Israel’s Ariel University is offering the nation’s first academic course on medical cannabis, covering the plant’s medicinal history, active ingredients, clinical uses, legal status, and farming techniques, according to a Jewish Business News report. The course, designed for medical administration students, has enrolled 117 students.
Dr. Michael Dor, a senior lecturer at the university’s Faculty of Health Sciences, said that “dozens” of students were rejected do to the “very high” demand and “lack of space.”
Hebrew University of Jerusalem announced its Multidisciplinary Center on Cannabinoid Research at last year’s CannaTech conference. Hebrew University Professor Raphael Mechoulam is credited with first identifying THC.

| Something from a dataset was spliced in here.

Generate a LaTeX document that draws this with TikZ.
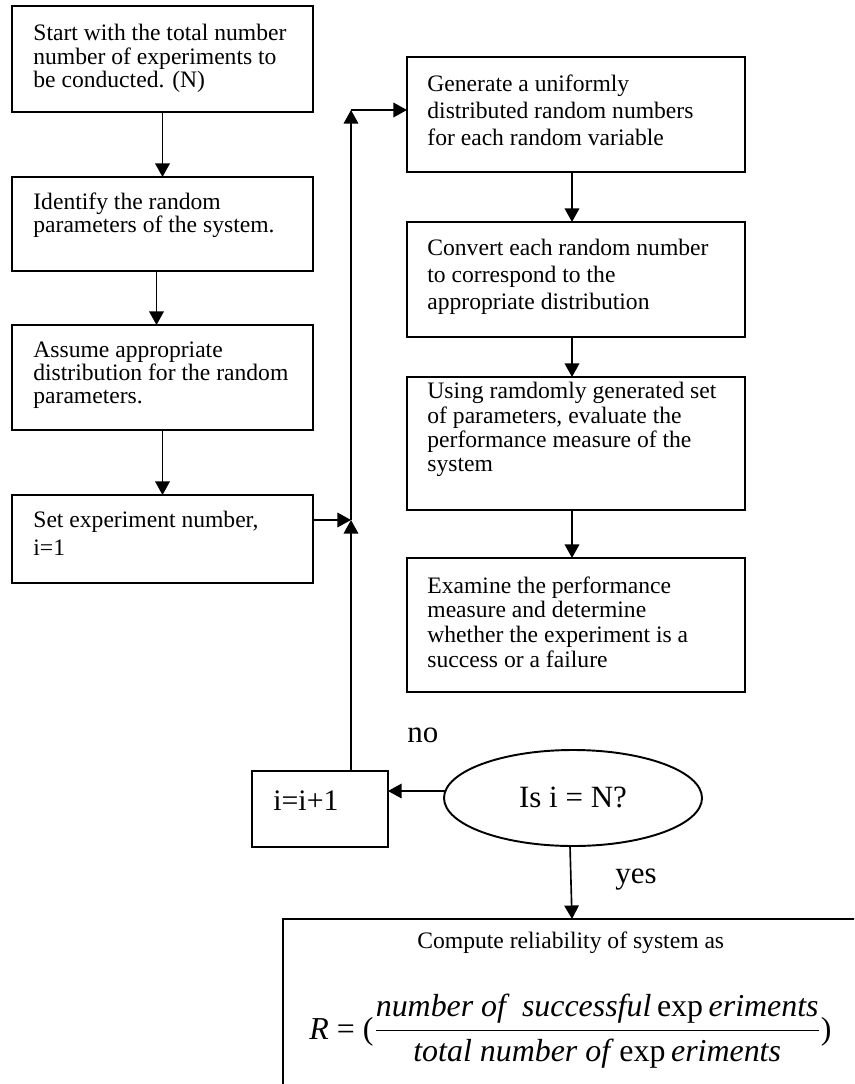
\documentclass[tikz,border=0pt]{standalone}
\usepackage{fontspec}
\setmainfont{Liberation Serif}
\usetikzlibrary{arrows.meta,calc,shapes.geometric}
\begin{document}
\begin{tikzpicture}[x=0.517pt,y=-0.517pt,
  boxstyle/.style 2 args={draw,line width=1pt,rectangle,inner sep=0pt,outer sep=0pt,
    anchor=north west,minimum width=#1*0.517pt,minimum height=#2*0.517pt},
  txt/.style={anchor=north west,inner sep=0pt,align=left,font=\fontsize{12.2}{#1}\selectfont},
  arr/.style={line width=0.85pt,-{Triangle[length=7pt,width=7.5pt]}},
  lbl/.style={inner sep=0pt,font=\fontsize{16}{19}\selectfont}]
\useasboundingbox (0,0) rectangle (854,1084);
\clip (0,0) rectangle (854,1084);
% left column
\node[boxstyle={301}{106}] (b1) at (12,6) {};
\node[txt=12.1pt] (b1t) at (33,24) {Start with the total number\\number of experiments to\\be conducted. (N)};
\node[boxstyle={301}{94}] (b2) at (12,177) {};
\node[txt=12.1pt] (b2t) at (33,192) {Identify the random\\parameters of the system.};
\node[boxstyle={301}{105}] (b3) at (12,325) {};
\node[txt=12.1pt] (b3t) at (33,341) {Assume appropriate\\distribution for the random\\parameters.};
\node[boxstyle={301}{88}] (b4) at (12,495) {};
\node[txt=14.5pt] (b4t) at (33,511) {Set experiment number,\\i=1};
% right column
\node[boxstyle={338}{115}] (b5) at (407,57) {};
\node[txt=14pt] (b5t) at (427,74) {Generate a uniformly\\distributed random numbers\\for each random variable};
\node[boxstyle={338}{115}] (b6) at (407,222) {};
\node[txt=14pt] (b6t) at (427,239) {Convert each random number\\to correspond to the\\appropriate distribution};
\node[boxstyle={338}{133}] (b7) at (407,377) {};
\node[txt=12.6pt] (b7t) at (427,382) {Using ramdomly generated set\\of parameters, evaluate the\\performance measure of the\\system};
\node[boxstyle={338}{134}] (b8) at (407,558) {};
\node[txt=12.9pt] (b8t) at (427,576) {Examine the performance\\measure and determine\\whether the experiment is a\\success or a failure};
% loop
\node[boxstyle={136}{76}] (inc) at (252,771) {};
\node[anchor=base west,inner sep=0pt,font=\fontsize{15.4}{18}\selectfont] (inct) at (273,810) {i=i+1};
\node[draw,line width=1pt,ellipse,inner sep=0pt,outer sep=0pt,minimum width=258*0.517pt,
  minimum height=96*0.517pt,font=\fontsize{16}{19}\selectfont,text height=0.97em,text depth=0pt] (e) at (573,798) {Is i = N?};
\node[lbl,anchor=base west] (no) at (407,742) {no};
\node[lbl,anchor=base west] (yes) at (615,883) {yes};
% result
\node[boxstyle={620}{200}] (res) at (283,919) {};
\node[anchor=base west,inner sep=0pt,font=\fontsize{12.2}{14}\selectfont] (rest) at (417,948) {Compute reliability of system as};
\node[anchor=base west,inner sep=0pt,font=\fontsize{16.5}{20}\selectfont] (form) at (309,1039)
  {$\displaystyle\mbox{\textit{R} = (}\frac{\mbox{\itshape number of\ \ successful}\,\mbox{exp}\,\mbox{\itshape eriments}}{\mbox{\itshape total number of}\;\mbox{exp}\,\mbox{\itshape eriments}}\mbox{)}$};
% connectors
\draw[arr] (b1.south) -- (b2.north);
\draw[arr] ($(b2.south)+(-6,0)$) -- ($(b3.north)+(-6,0)$);
\draw[arr] (b3.south) -- (b4.north);
\draw[arr] ($(b5.south)+(-4,0)$) -- ($(b6.north)+(-4,0)$);
\draw[arr] ($(b6.south)+(-4,0)$) -- ($(b7.north)+(-4,0)$);
\draw[arr] ($(b7.south)+(-4,0)$) -- ($(b8.north)+(-4,0)$);
\coordinate (j1) at (351,520);
\coordinate (j2) at (351,110);
\draw[arr] (b4.east |- j1) -- (j1);
\draw[arr] (inc.north -| j1) -- (j1);
\draw[arr] (j1) -- (j2);
\draw[arr] (j2) -- (b5.west |- j2);
\coordinate (eL) at ($(e.west)+(1,-7)$);
\draw[arr] (eL) -- (inc.east |- eL);
\coordinate (eB) at ($(e.south)+(-3,0)$);
\coordinate (rT) at ($(res.north west)+(289,0)$);
\draw[arr] (eB) -- (rT);
\end{tikzpicture}
\end{document}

Israel, the U.S., Canada, Italy, and Spain have a joint agreement to research cannabis. In Israel there are about 26,000 licensed medicinal cannabis patients in Israel and that figure is expected to double by next year.
Last month, an inter-ministerial committee of director generals comprised of the Ministries of Justice, Finance, Public Security, and Health proposed a plan to begin exporting medicinal cannabis. The committee said the industry would create thousands of agricultural jobs and be worth more than $2.6 billion annually.
Details of that proposal, which would need cabinet approval, are expected in the coming weeks.